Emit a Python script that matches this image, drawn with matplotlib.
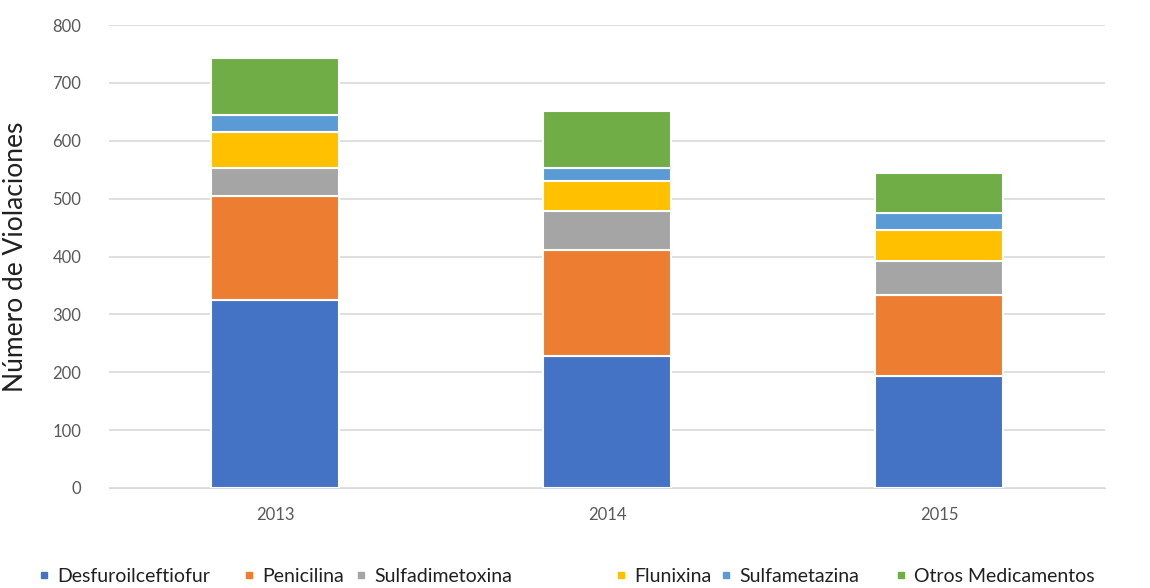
import numpy as np
import matplotlib
matplotlib.use('Agg')
import matplotlib.pyplot as plt
from matplotlib.lines import Line2D

plt.rcParams['font.family'] = ['Lato', 'DejaVu Sans']

years = ['2013', '2014', '2015']
series = ['Desfuroilceftiofur', 'Penicilina', 'Sulfadimetoxina',
          'Flunixina', 'Sulfametazina', 'Otros Medicamentos']
desfuroil = [325, 228, 194]
penicilina = [180, 184, 139]
sulfadim = [48, 66, 60]
flunixina = [62, 52, 52]
sulfamet = [30, 23, 30]
otros = [98, 99, 69]
colors = ['#4472C4', '#ED7D31', '#A5A5A5', '#FFC000', '#5B9BD5', '#70AD47']

values = [desfuroil, penicilina, sulfadim, flunixina, sulfamet, otros]

W, H = 1150, 588
fig = plt.figure(figsize=(W / 100, H / 100), dpi=100)
ax = fig.add_axes([109 / W, 1 - 488 / H, 996 / W, 463 / H])

x = np.arange(len(years))
bottom = np.zeros(len(years))
for vals, c, name in zip(values, colors, series):
    ax.bar(x, vals, 0.385, bottom=bottom, color=c, edgecolor='white',
           linewidth=1.5, label=name, zorder=3)
    bottom += np.array(vals)

ax.set_xlim(-0.5, 2.5)
ax.set_ylim(0, 800)
ax.set_yticks(range(0, 801, 100))
ax.set_xticks(x)
ax.set_xticklabels(years)
ax.grid(True, axis='y', color='#D9D9D9', lw=1.2, zorder=0)
for s in ['top', 'right', 'left']:
    ax.spines[s].set_visible(False)
ax.spines['bottom'].set_color('#D9D9D9')
ax.tick_params(axis='both', length=0, labelsize=12, labelcolor='#595959')
ax.tick_params(axis='y', pad=20)
ax.tick_params(axis='x', pad=14)
ax.set_ylabel('Número de Violaciones', fontsize=19, color='#202020')
ax.yaxis.set_label_coords(-81 / 996, 0.5)

# legend entries placed individually (uneven spacing as in the original)
leg_x = [36, 241, 353, 613, 718, 893]
for c, name, lx in zip(colors, series, leg_x):
    h = Line2D([], [], marker='s', ls='', color=c, markersize=5)
    fig.legend([h], [name], loc='center left', frameon=False,
               prop={'size': 14}, labelcolor='#202020',
               bbox_to_anchor=(lx / W, 1 - 576 / H), handletextpad=0.3,
               handlelength=0.8, borderpad=0, borderaxespad=0)

fig.savefig('out.png', dpi=100)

============================================================

## REQUIREMENT
Extract the lines exactly, please: the first line of the listing, the line with "bottom += np.array(vals)", and every line between them, but no pictures.

## COMPLETED EXERCISE
Emit a Python script that matches this image, drawn with matplotlib.
import numpy as np
import matplotlib
matplotlib.use('Agg')
import matplotlib.pyplot as plt
from matplotlib.lines import Line2D

plt.rcParams['font.family'] = ['Lato', 'DejaVu Sans']

years = ['2013', '2014', '2015']
series = ['Desfuroilceftiofur', 'Penicilina', 'Sulfadimetoxina',
          'Flunixina', 'Sulfametazina', 'Otros Medicamentos']
desfuroil = [325, 228, 194]
penicilina = [180, 184, 139]
sulfadim = [48, 66, 60]
flunixina = [62, 52, 52]
sulfamet = [30, 23, 30]
otros = [98, 99, 69]
colors = ['#4472C4', '#ED7D31', '#A5A5A5', '#FFC000', '#5B9BD5', '#70AD47']

values = [desfuroil, penicilina, sulfadim, flunixina, sulfamet, otros]

W, H = 1150, 588
fig = plt.figure(figsize=(W / 100, H / 100), dpi=100)
ax = fig.add_axes([109 / W, 1 - 488 / H, 996 / W, 463 / H])

x = np.arange(len(years))
bottom = np.zeros(len(years))
for vals, c, name in zip(values, colors, series):
    ax.bar(x, vals, 0.385, bottom=bottom, color=c, edgecolor='white',
           linewidth=1.5, label=name, zorder=3)
    bottom += np.array(vals)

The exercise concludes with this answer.